PORTLAND — A New Gloucester man who authorities say tried to sneak a handgun into Portland District Court is charged with having a gun in a courthouse, carrying a concealed weapon and violating a temporary protection-from-abuse order.

Val Graffa, 42, was arrested Friday morning after deputy judicial marshals found a .45-caliber Bond Arms, two-shot Derringer style handgun in a zippered pouch at the courthouse entrance’s security checkpoint. The gun, detected by an X-ray machine, was not loaded and Graffa was not found to be carrying ammunition.

“We view it as very serious,” said William Snedeker, chief of the Maine Judicial Marshals, noting that signs at the courthouse warn people not to bring guns inside.

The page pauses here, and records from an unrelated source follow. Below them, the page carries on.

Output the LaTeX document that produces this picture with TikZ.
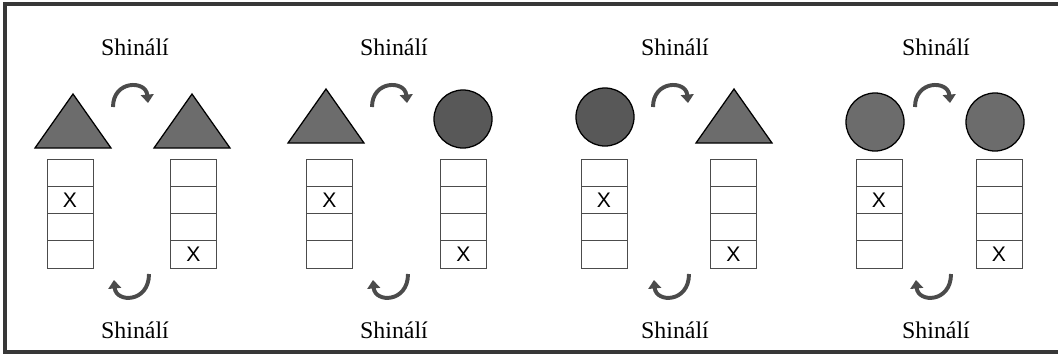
\documentclass[tikz,border=0pt]{standalone}
\usepackage{fontspec}
\setmainfont{Liberation Serif}
\setsansfont{Liberation Sans}
\usetikzlibrary{arrows.meta,positioning,calc}
\definecolor{inkgray}{RGB}{75,75,75}
\definecolor{trigray}{RGB}{108,108,108}
\definecolor{discgray}{RGB}{88,88,88}
\definecolor{framegray}{RGB}{55,55,55}

\begin{document}
\begin{tikzpicture}[
  x=0.025cm, y=-0.025cm,
  wordtag/.style={font=\fontsize{17}{18}\selectfont, inner sep=0pt},
  cell/.style={draw=black!70, line width=0.7pt, minimum width=1.15cm, minimum height=0.68cm, inner sep=0pt},
  xtag/.style={font=\sffamily\fontsize{15}{15}\selectfont, inner sep=0pt},
  disc/.style={circle, draw=black, line width=0.9pt, fill=discgray, minimum size=1.45cm, inner sep=0pt},
  tri/.style={draw=black, line width=0.9pt, fill=trigray, line join=miter},
  swap/.style={-{Triangle[length=6pt, width=9pt]}, line width=2.8pt, draw=inkgray}
]
  \useasboundingbox (0,0) rectangle (1058,362);

  % open frame (no right edge)
  \draw[framegray, line width=2.2pt] (1058,4) -- (5,4) -- (5,352) -- (1058,352);

  % four panels: stacks, captions and swap arrows
  \foreach \p/\m/\t/\xl/\xr in {1/131/135/70/193.5, 2/390/394/329.5/463.5, 3/671/675/604/733.5, 4/933/936/879/999} {
    \node[wordtag] (top\p) at (\t,47) {Shinálí};
    \node[wordtag] (bot\p) at (\t,330) {Shinálí};

    \foreach \k in {1,...,4} {
      \node[cell] (l\p c\k) at (\xl,{145.4+27.25*\k}) {};
      \node[cell] (r\p c\k) at (\xr,{145.4+27.25*\k}) {};
    }
    \node[xtag] (xl\p) at (l\p c2) {X};
    \node[xtag] (xr\p) at (r\p c4) {X};

    \coordinate (ta\p) at (\m-18,107);
    \coordinate (tb\p) at (\m+17,103);
    \draw[swap] (ta\p) .. controls (\m-18,80) and (\m+15,80) .. (tb\p);

    \coordinate (ba\p) at (\m+18,274);
    \coordinate (bb\p) at (\m-17,280);
    \draw[swap] (ba\p) .. controls (\m+18,303) and (\m-15,303) .. (bb\p);
  }

  % shapes above the stacks
  \coordinate (s1l) at (73,121);
  \coordinate (s1r) at (192,121);
  \coordinate (s2l) at (326,116);
  \coordinate (s3r) at (734,116);
  \filldraw[tri] ($(s1l)+(-38,27)$) -- ($(s1l)+(0,-27)$) -- ($(s1l)+(38,27)$) -- cycle;
  \filldraw[tri] ($(s1r)+(-38,27)$) -- ($(s1r)+(0,-27)$) -- ($(s1r)+(38,27)$) -- cycle;
  \filldraw[tri] ($(s2l)+(-38,27)$) -- ($(s2l)+(0,-27)$) -- ($(s2l)+(38,27)$) -- cycle;
  \node[disc] (s2r) at (463,119) {};
  \node[disc] (s3l) at (605,117) {};
  \filldraw[tri] ($(s3r)+(-38,27)$) -- ($(s3r)+(0,-27)$) -- ($(s3r)+(38,27)$) -- cycle;
  \node[disc, fill=trigray] (s4l) at (875,122) {};
  \node[disc, fill=trigray] (s4r) at (995,122) {};

\end{tikzpicture}
\end{document}
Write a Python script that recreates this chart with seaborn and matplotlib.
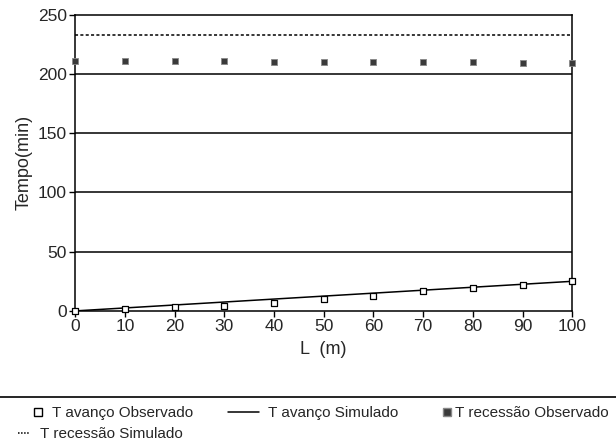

Snedeker said Graffa told marshals that he forgot the gun was in the pouch.

Graffa was scheduled to attend a hearing Friday on a protection-from-abuse order requested against him by a former girlfriend, who lives in South Portland. The request does not allege any recent incidents of violence.

The judicial system cannot afford to do security screening all the time that Maine’s courthouses are open, but security is often tight during high-profile trials or during family court matters like hearings on child custody and protection-from-abuse orders.

The screening is much like that at an airport. Items are passed through an X-ray machine while the person walks through a metal detector.

“It’s sort of random screening, so they never know when we are and when we’re not screening,” said Snedeker. “The disconcerting thing for us is, we screen as much as we can but we always wonder, for every one of these we grab, what might be getting in here on the days we don’t screen?”

Finding a firearm is rare, he said.

Chief Justice Leigh Saufley has repeatedly sought additional funding for court security in recent years. She has said that people must feel safe in court or they won’t seek the court’s protection.

Saufley requested a $2.5 million increase in funding for each of the next two years to pay for more frequent screening, though given the economy and the tight state budget, funding increases are unlikely this year, officials say.

“It’s a critical need and we ask for it every year,” said Mary Ann Lynch, spokeswoman for the judiciary. “We hope some year it will be funded, but it’s unlikely it will be this year.”

Friday’s hearing on the protection order was postponed after Graffa was arrested.

Graffa was taken to the Cumberland County Jail, where he was released later Friday day on unsecured bond. All three of the charges against him are misdemeanors.